Over the past few decades, soft robotics have made significant advancements in flexibility, allowing them to mimic the movement of biological muscles through the use of actuators. As with a human hand, this physical flexibility allows them to adapt and perform a range of tasks.
However, this dexterity tends to come at the cost of strength, since softer and more flexible materials are often used. In the new design, air or water pressure gives the actuators added strength that otherwise couldn’t be achieved through the materials themselves.
“Artificial muscle-like actuators are one of the most important grand challenges in all of engineering,” Rob Wood, a professor of engineering at Harvard and one of the authors of a paper published this week in the journal PNAS, said in a statement. “Now that we have created actuators with properties similar to natural muscle, we can imagine building almost any robot for almost any task.”
If the soft robots’ strength sounds extraordinary, that’s because it is. In fact, it was a shock even to its creators.
“We were very surprised by how strong the actuators […] were. We expected they’d have a higher maximum functional weight than ordinary soft robots, but we didn’t expect a thousand-fold increase. It’s like giving these robots superpowers,” said Daniela Rus, a professor of engineering and computer science at MIT and one of the authors of the paper.
Inspired by origami, the robots’ design allows them to fold into programmable patterns to save space. Twist them in a certain way and they’ll fold together neatly. Useful as that may be for keeping things packed and orderly, it does create a drawback in that they’re not as easily controlled as conventional robots, since their movements depend on their skeleton, which cannot be adjusted.

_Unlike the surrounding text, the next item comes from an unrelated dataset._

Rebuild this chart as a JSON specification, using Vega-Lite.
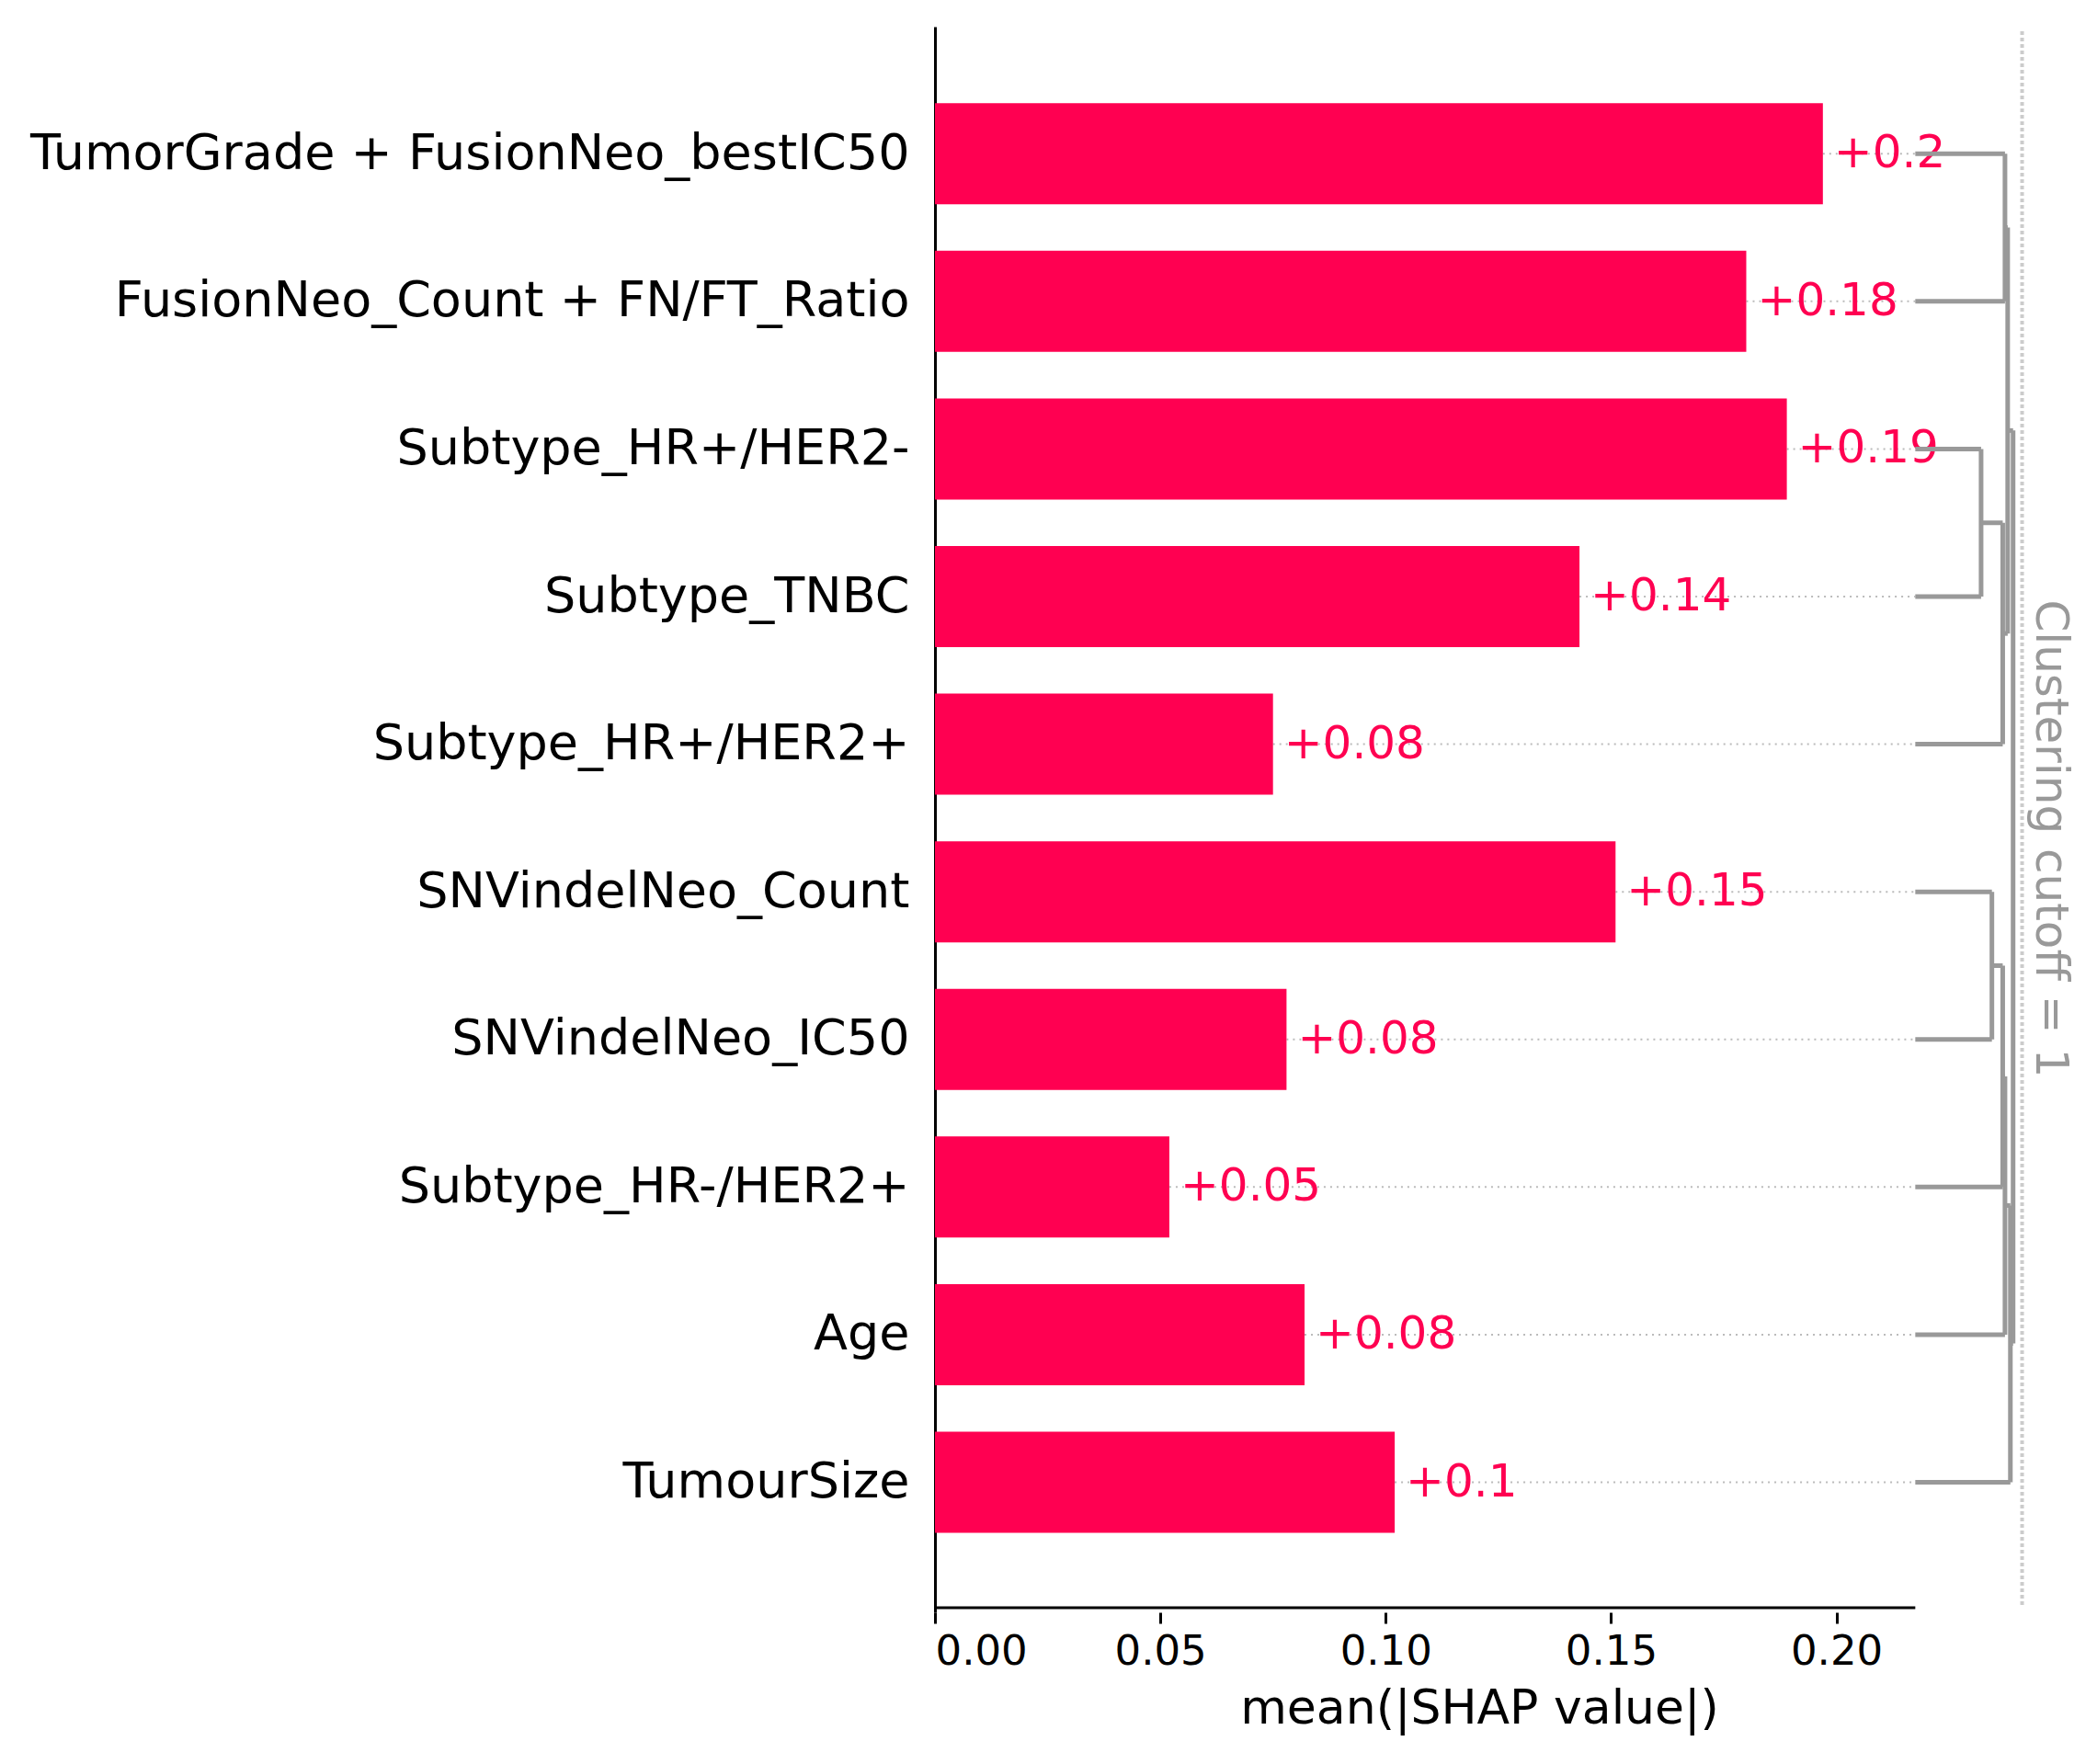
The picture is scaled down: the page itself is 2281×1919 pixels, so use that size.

Still, the researchers don’t consider this to be all that limiting. By physically designing the robots to move in certain ways, the algorithms required to control them can be simplified. And since the robots are made up of such simple materials, the researchers say one of the actuators can be built in ten minutes for less than a dollar.
Moving forward Rus and her team want to develop even more complex structures, including an artificial elephant trunk that can move and grip just like the real thing.